** START OF Material for the task **
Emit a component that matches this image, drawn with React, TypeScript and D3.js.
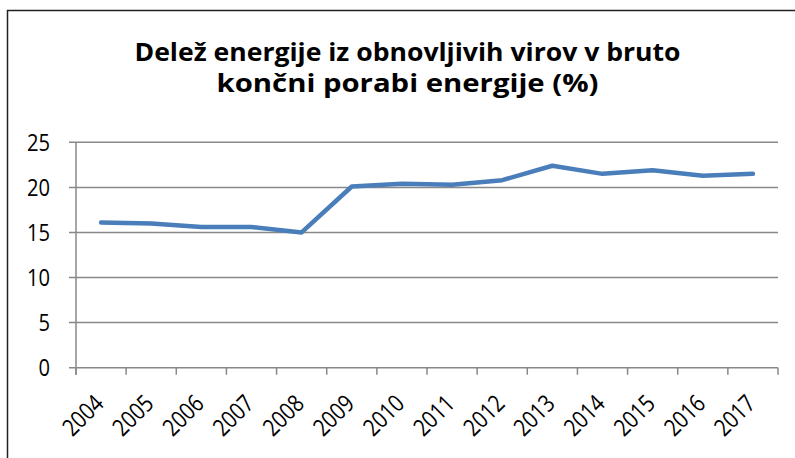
** END OF Material for the task **
** START OF Material for the task **
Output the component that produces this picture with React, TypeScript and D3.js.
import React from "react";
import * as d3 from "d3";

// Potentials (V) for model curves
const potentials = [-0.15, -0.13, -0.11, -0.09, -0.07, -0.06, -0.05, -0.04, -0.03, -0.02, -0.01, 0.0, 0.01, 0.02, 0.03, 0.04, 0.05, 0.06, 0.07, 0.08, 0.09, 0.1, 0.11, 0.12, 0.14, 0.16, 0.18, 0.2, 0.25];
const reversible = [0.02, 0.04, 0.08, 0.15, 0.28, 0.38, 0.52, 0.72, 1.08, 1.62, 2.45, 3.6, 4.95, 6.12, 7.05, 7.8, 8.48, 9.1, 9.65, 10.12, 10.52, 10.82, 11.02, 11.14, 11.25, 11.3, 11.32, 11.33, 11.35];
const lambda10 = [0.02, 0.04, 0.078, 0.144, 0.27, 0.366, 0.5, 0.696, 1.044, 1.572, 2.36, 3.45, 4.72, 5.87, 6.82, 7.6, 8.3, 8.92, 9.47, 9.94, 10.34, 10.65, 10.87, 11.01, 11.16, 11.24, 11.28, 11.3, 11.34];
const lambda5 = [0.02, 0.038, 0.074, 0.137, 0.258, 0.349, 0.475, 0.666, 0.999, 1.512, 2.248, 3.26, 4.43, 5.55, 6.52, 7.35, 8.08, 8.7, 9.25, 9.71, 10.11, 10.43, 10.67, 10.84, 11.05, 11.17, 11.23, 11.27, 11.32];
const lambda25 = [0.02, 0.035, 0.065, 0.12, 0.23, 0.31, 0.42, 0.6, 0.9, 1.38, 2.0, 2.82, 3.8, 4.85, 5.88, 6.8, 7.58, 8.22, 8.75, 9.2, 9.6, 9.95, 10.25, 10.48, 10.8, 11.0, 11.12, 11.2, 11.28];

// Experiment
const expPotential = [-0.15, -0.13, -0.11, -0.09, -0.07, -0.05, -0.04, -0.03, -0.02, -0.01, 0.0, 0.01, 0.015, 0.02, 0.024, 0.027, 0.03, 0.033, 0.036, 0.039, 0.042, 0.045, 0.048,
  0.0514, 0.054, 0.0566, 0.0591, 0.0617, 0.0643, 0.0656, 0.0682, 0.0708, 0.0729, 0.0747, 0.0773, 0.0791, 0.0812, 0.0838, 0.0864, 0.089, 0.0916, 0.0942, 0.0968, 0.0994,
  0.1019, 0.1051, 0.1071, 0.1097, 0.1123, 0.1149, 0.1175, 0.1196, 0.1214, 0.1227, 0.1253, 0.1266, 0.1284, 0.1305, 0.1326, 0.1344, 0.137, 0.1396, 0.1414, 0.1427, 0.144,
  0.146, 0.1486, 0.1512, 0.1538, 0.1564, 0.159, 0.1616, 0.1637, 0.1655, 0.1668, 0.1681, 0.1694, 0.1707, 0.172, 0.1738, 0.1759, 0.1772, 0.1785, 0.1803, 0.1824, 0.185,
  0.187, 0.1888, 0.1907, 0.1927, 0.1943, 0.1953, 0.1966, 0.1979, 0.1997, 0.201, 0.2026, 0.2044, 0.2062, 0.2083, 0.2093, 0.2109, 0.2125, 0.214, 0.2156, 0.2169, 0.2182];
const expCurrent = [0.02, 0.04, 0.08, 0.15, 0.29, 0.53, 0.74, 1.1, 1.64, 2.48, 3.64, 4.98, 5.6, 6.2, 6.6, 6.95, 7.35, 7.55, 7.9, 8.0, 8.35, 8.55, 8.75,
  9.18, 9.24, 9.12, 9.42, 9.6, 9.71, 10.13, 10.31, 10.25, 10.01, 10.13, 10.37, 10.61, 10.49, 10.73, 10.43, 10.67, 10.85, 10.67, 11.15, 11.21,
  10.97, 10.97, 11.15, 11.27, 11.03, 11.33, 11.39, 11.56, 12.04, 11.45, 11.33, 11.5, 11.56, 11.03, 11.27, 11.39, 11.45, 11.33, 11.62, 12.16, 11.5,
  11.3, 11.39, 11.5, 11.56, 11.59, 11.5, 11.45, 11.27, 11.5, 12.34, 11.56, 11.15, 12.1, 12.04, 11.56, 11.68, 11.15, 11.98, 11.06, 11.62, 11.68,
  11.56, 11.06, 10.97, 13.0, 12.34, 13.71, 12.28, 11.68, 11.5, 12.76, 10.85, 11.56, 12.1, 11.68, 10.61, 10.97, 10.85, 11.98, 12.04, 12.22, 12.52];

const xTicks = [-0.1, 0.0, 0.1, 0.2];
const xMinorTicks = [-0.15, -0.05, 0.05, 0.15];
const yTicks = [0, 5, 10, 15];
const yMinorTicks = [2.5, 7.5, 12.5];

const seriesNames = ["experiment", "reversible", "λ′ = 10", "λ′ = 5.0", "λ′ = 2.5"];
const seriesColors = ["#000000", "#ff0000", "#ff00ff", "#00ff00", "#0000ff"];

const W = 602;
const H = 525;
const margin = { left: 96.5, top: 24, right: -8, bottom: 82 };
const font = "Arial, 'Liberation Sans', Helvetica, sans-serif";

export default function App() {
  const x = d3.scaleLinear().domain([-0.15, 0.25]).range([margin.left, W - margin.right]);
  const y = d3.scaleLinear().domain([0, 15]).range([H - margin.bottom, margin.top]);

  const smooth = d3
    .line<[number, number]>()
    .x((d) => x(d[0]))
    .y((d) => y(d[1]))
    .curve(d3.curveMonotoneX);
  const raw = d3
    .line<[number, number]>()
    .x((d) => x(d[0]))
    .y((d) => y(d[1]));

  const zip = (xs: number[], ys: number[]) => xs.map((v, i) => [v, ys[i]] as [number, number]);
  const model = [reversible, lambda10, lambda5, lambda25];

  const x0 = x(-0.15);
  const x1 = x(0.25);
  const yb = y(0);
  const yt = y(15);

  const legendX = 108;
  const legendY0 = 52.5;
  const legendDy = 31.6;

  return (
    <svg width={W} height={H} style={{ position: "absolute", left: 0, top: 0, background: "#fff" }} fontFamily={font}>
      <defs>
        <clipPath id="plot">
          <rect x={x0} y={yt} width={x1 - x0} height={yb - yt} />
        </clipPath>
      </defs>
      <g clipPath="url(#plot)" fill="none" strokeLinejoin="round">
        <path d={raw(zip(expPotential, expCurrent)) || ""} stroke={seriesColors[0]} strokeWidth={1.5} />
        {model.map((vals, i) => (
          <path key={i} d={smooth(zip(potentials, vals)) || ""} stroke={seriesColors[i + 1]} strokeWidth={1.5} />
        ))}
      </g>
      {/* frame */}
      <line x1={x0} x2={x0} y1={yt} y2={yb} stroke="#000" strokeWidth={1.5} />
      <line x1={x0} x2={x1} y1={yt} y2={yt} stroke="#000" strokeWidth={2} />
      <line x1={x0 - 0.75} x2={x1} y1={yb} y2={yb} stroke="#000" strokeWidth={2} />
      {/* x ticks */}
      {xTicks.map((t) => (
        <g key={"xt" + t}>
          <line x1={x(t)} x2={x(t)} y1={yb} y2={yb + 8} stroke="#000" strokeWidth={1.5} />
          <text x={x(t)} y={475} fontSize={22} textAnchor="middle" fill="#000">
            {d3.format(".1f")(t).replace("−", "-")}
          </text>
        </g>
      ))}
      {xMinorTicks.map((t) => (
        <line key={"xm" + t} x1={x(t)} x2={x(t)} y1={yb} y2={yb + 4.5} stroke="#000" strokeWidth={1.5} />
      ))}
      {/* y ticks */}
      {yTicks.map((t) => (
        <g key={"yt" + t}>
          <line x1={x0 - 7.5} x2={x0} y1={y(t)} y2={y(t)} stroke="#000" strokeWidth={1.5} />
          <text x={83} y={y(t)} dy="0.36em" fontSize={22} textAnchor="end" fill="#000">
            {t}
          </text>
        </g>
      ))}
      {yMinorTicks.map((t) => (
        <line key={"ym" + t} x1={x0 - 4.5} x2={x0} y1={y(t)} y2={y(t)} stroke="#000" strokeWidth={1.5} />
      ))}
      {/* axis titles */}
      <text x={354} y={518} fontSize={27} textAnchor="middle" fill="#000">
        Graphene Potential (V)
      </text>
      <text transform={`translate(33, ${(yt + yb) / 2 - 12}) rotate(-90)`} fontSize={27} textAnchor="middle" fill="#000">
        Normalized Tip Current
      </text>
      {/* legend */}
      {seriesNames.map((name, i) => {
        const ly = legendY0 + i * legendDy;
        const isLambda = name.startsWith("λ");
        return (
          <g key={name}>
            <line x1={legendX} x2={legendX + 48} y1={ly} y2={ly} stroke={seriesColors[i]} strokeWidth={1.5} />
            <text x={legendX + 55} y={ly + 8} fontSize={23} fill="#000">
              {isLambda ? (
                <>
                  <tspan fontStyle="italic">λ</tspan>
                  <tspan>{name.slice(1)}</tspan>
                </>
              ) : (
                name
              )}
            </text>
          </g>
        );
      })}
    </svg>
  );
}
** END OF Material for the task **
• Problem statement: Go back over the listing above and copy exactly the lines that begin at the line with "Output the component" and stop after the line with "11.12, 11.2, 11.28];"; leave out every other line.

• Problem solution:
Output the component that produces this picture with React, TypeScript and D3.js.
import React from "react";
import * as d3 from "d3";

// Potentials (V) for model curves
const potentials = [-0.15, -0.13, -0.11, -0.09, -0.07, -0.06, -0.05, -0.04, -0.03, -0.02, -0.01, 0.0, 0.01, 0.02, 0.03, 0.04, 0.05, 0.06, 0.07, 0.08, 0.09, 0.1, 0.11, 0.12, 0.14, 0.16, 0.18, 0.2, 0.25];
const reversible = [0.02, 0.04, 0.08, 0.15, 0.28, 0.38, 0.52, 0.72, 1.08, 1.62, 2.45, 3.6, 4.95, 6.12, 7.05, 7.8, 8.48, 9.1, 9.65, 10.12, 10.52, 10.82, 11.02, 11.14, 11.25, 11.3, 11.32, 11.33, 11.35];
const lambda10 = [0.02, 0.04, 0.078, 0.144, 0.27, 0.366, 0.5, 0.696, 1.044, 1.572, 2.36, 3.45, 4.72, 5.87, 6.82, 7.6, 8.3, 8.92, 9.47, 9.94, 10.34, 10.65, 10.87, 11.01, 11.16, 11.24, 11.28, 11.3, 11.34];
const lambda5 = [0.02, 0.038, 0.074, 0.137, 0.258, 0.349, 0.475, 0.666, 0.999, 1.512, 2.248, 3.26, 4.43, 5.55, 6.52, 7.35, 8.08, 8.7, 9.25, 9.71, 10.11, 10.43, 10.67, 10.84, 11.05, 11.17, 11.23, 11.27, 11.32];
const lambda25 = [0.02, 0.035, 0.065, 0.12, 0.23, 0.31, 0.42, 0.6, 0.9, 1.38, 2.0, 2.82, 3.8, 4.85, 5.88, 6.8, 7.58, 8.22, 8.75, 9.2, 9.6, 9.95, 10.25, 10.48, 10.8, 11.0, 11.12, 11.2, 11.28];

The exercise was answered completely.